El recién llegado que, de buenas a primeras, se inmiscuye en la vida de los demás para sacar ventaja, la atracción que nace entre dos muchachos muy diferentes y el ingenuo ciclista que se entrena en torno a su más experimentado amigo que lo aconseja constituyen apropiados ejemplos de cuánto conviene escuchar al otro para comprobar realmente si es posible acceder a sus solicitudes o estar de acuerdo con lo que señala. Tres autores aportan tema al respecto.
Tartufo (Stella), de Molière, con dirección de Sergio Blanco, traslada al eterno y calculador hipócrita a épocas más recientes para demostrar que aún hoy conviene mantener la guardia ante el extraño que irrumpe con no se sabe qué intenciones. La sátira del maestro francés, en la presente versión, ve sin embargo disminuida su agudeza al suavizar, en las diferentes siluetas en juego, el grado de exageración que el autor les otorgaba para resaltar lo que cada uno, en buena medida, simbolizaba. Una impronta casi naturalista, con innecesarios cambios en la culminación del asunto, contagia entonces a una puesta que pedía ciertos desplantes y subrayados de voz y actitud, llamados a acentuar las características de los involucrados en un espacio más definido que el elegido por Dotta para desarrollar la trama. El nutrido elenco en el que figuran, entre otros, Jorge Bolani, Diego Artucio, Cristina Morán, Noelia Campo, Juan Gamero y María Mendive no logra entonces definir sus respectivos personajes en la medida que el texto original parece reclamar.
Smiley (Una historia de amor) (Zavala Muniz), del catalán Guillem Clua, según la adaptación de Vika Fleitas Campamar, a cargo también de la dirección, presenta, con la debida naturalidad, el nacimiento del amor entre dos chicos que, en principio, no parecen tener algo en común como para que la relación prospere. La proclamada timidez de uno y la extrema desenvoltura del otro cobran así forma en sus gustos y actitudes, detalles que, como Clua y Fleitas Campamar señalan con sagacidad, pueden también brindar tema para que ambos se acerquen e intercambien pareceres. El tono comprensivo y juguetón de la propuesta, por tales razones, apela a una constante sucesión de entradas y salidas de los dos únicos personajes que recuerdan la estructura de una comedia musical, habida cuenta, claro está, de que Álex y Bruno, el dúo que Christian Amacoria y Nicolás Pereyra interpretan con regocijante fineza, resulta siempre creíble y digno de ser escuchado. A través de las conversaciones de los mencionados, como era de esperar, salen a relucir preferencias musicales y cinematográficas –por más que la película de Katherine Hepburn que se menciona no se llamó aquí como uno de los protagonistas dice, sino Domando el bebé– que terminan de colorear dos siluetas que el espectador llega a conocer y apreciar como corresponde.

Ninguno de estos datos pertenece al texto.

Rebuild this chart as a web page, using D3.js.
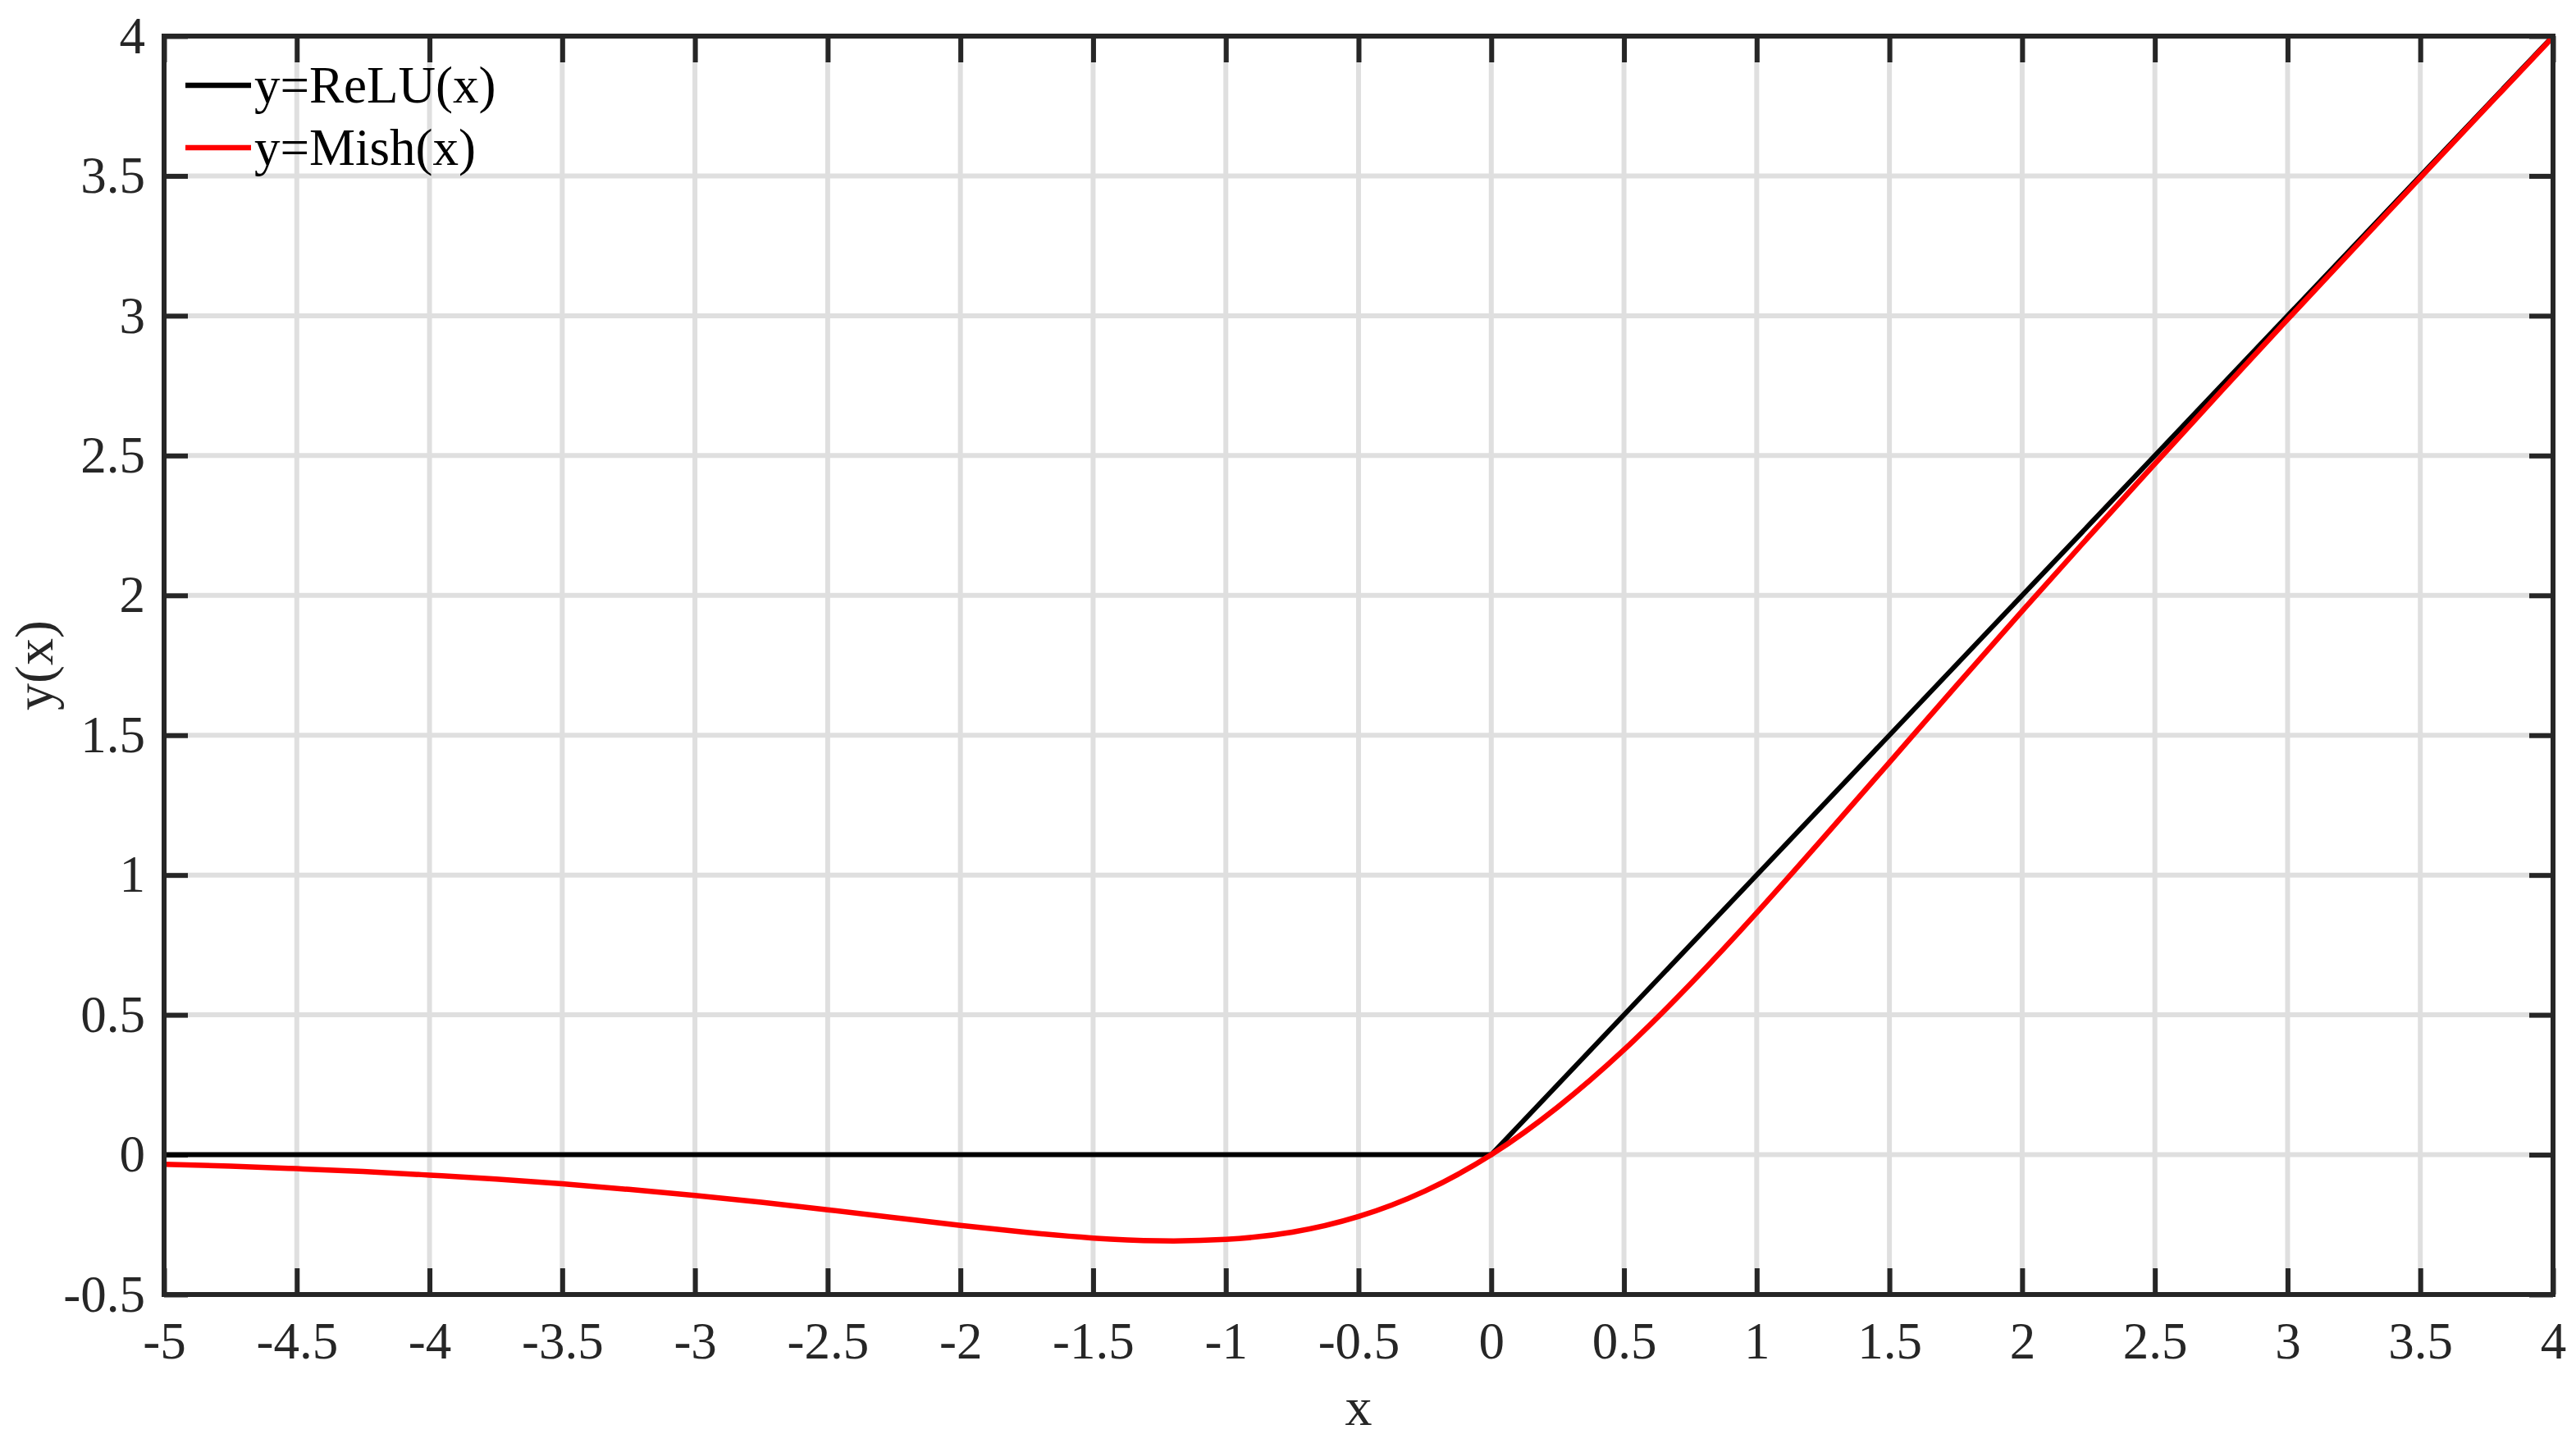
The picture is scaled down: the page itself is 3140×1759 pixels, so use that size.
<!DOCTYPE html>
<html>
<head>
<meta charset="utf-8">
<script src="https://cdn.jsdelivr.net/npm/d3@7"></script>
<style>
  body { margin: 0; background: #fff; }
  svg text { font-family: "Liberation Serif", "DejaVu Serif", serif; fill: #262626; }
</style>
</head>
<body>
<div id="container"></div>
<script>
// values
var xTicks = [-5, -4.5, -4, -3.5, -3, -2.5, -2, -1.5, -1, -0.5, 0, 0.5, 1, 1.5, 2, 2.5, 3, 3.5, 4];
var yTicks = [-0.5, 0, 0.5, 1, 1.5, 2, 2.5, 3, 3.5, 4];

var reluX = [-5, 0, 4];
var reluY = [0, 0, 4];

var mishX = [-5, -4.75, -4.5, -4.25, -4, -3.75, -3.5, -3.25, -3, -2.75, -2.5, -2.25, -2, -1.75,
    -1.5, -1.25, -1, -0.75, -0.5, -0.25, 0, 0.25, 0.5, 0.75, 1, 1.25, 1.5, 1.75, 2, 2.25,
    2.5, 2.75, 3, 3.25, 3.5, 3.75, 4];
var mishY = [-0.034, -0.041, -0.050, -0.060, -0.073, -0.087, -0.104, -0.124, -0.146, -0.170,
    -0.197, -0.225, -0.253, -0.278, -0.298, -0.308, -0.303, -0.277, -0.221, -0.130, 0,
    0.170, 0.375, 0.610, 0.865, 1.132, 1.403, 1.675, 1.944, 2.209, 2.471, 2.730, 2.987,
    3.241, 3.494, 3.746, 3.997];

var legendNames = ['y=ReLU(x)', 'y=Mish(x)'];
var legendColors = ['#000000', '#ff0000'];

var W = 3140, H = 1759;
var plotL = 200, plotR = 3112, plotT = 44, plotB = 1578;
var axisColor = '#262626';
var fontSize = 63;

var svg = d3.select('#container')
    .append('svg')
    .attr('width', W)
    .attr('height', H);

var x = d3.scaleLinear().domain([-5, 4]).range([plotL, plotR]);
var y = d3.scaleLinear().domain([-0.5, 4]).range([plotB, plotT]);

// grid
svg.append('g')
    .selectAll('line')
    .data(xTicks)
    .enter().append('line')
    .attr('x1', d => x(d)).attr('x2', d => x(d))
    .attr('y1', plotT).attr('y2', plotB)
    .attr('stroke', '#dfdfdf')
    .attr('stroke-width', 6);

svg.append('g')
    .selectAll('line')
    .data(yTicks)
    .enter().append('line')
    .attr('y1', d => y(d)).attr('y2', d => y(d))
    .attr('x1', plotL).attr('x2', plotR)
    .attr('stroke', '#dfdfdf')
    .attr('stroke-width', 6);

function styleAxis(g) {
    g.select('.domain').remove();
    g.selectAll('.tick line').attr('stroke', axisColor).attr('stroke-width', 6);
    g.selectAll('.tick text')
        .attr('font-size', fontSize)
        .style('font-family', '"Liberation Serif", serif')
        .attr('fill', axisColor);
}

var fmt = d => String(d);

svg.append('g')
    .attr('transform', 'translate(0,' + plotB + ')')
    .call(d3.axisBottom(x).tickValues(xTicks).tickFormat(fmt).tickSize(-32).tickPadding(33))
    .call(styleAxis);

svg.append('g')
    .attr('transform', 'translate(0,' + plotT + ')')
    .call(d3.axisTop(x).tickValues(xTicks).tickFormat('').tickSize(-32))
    .call(styleAxis);

svg.append('g')
    .attr('transform', 'translate(' + plotL + ',0)')
    .call(d3.axisLeft(y).tickValues(yTicks).tickFormat(fmt).tickSize(-29).tickPadding(23))
    .call(styleAxis);

svg.append('g')
    .attr('transform', 'translate(' + plotR + ',0)')
    .call(d3.axisRight(y).tickValues(yTicks).tickFormat('').tickSize(-29))
    .call(styleAxis);

// curves
var line = d3.line()
    .x(d => x(d[0]))
    .y(d => y(d[1]));

svg.append('path')
    .attr('d', line.curve(d3.curveLinear)(d3.zip(reluX, reluY)))
    .attr('fill', 'none')
    .attr('stroke', legendColors[0])
    .attr('stroke-width', 6);

svg.append('path')
    .attr('d', line.curve(d3.curveNatural)(d3.zip(mishX, mishY)))
    .attr('fill', 'none')
    .attr('stroke', legendColors[1])
    .attr('stroke-width', 6.5);

// box
svg.append('rect')
    .attr('x', plotL).attr('y', plotT)
    .attr('width', plotR - plotL).attr('height', plotB - plotT)
    .attr('fill', 'none')
    .attr('stroke', axisColor)
    .attr('stroke-width', 6);

// legend
var leg = svg.append('g')
    .selectAll('g')
    .data(legendNames)
    .enter().append('g')
    .attr('transform', (d, i) => 'translate(0,' + (104 + i * 76) + ')');

leg.append('line')
    .attr('x1', 226).attr('x2', 306)
    .attr('stroke', (d, i) => legendColors[i])
    .attr('stroke-width', 6.5);

leg.append('text')
    .attr('x', 310)
    .attr('dy', '0.33em')
    .attr('font-size', fontSize)
    .style('fill', '#000')
    .text(d => d);

// axis titles
svg.append('text')
    .attr('x', (plotL + plotR) / 2)
    .attr('y', 1737)
    .attr('text-anchor', 'middle')
    .attr('font-size', fontSize + 3)
    .text('x');

svg.append('text')
    .attr('transform', 'translate(64,' + (plotT + plotB) / 2 + ') rotate(-90)')
    .attr('text-anchor', 'middle')
    .attr('font-size', fontSize + 3)
    .text('y(x)');
</script>
</body>
</html>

El amateur (Circular, sala 2), del argentino Mauricio Dayub, dirigida por Pablo Rueda, propone una contagiosa imagen de superación personal, a través del ciclista del título, quien no deja de practicar su deporte con la dedicación del caso, de modo de lograr lo que desea. El sentido de la historia, por cierto, es abierto y se puede aplicar no sólo al ciclismo sino también a las actividades disímiles de los espectadores que se acerquen. Dayub plantea entonces el tema a lo largo de un refrescante desarrollo que implica el diálogo entre el deportista (Sebastián Carballido) con su amigo y mentor (Gonzalo Pieri) y el casi constante pedaleo que, a partir de cierto momento, el amateur en cuestión pone en práctica frente a la platea. Por medio de un intercambio de comentarios y reflexiones de uno y otro cobran así fuerza tanto los consejos de quien observa como las conclusiones de aquel que trata de seguirlos. El trabajo de Rueda apuesta con acierto a la vitalidad de una puesta que Carballido, en acabada combinación de destreza física en la cual no deja de aflorar la psicología del personaje, y Pieri, como sagaz y elocuente contrapartida, llevan a buen puerto. No es difícil entonces que el entusiasmo de los involucrados se extienda a la concurrencia.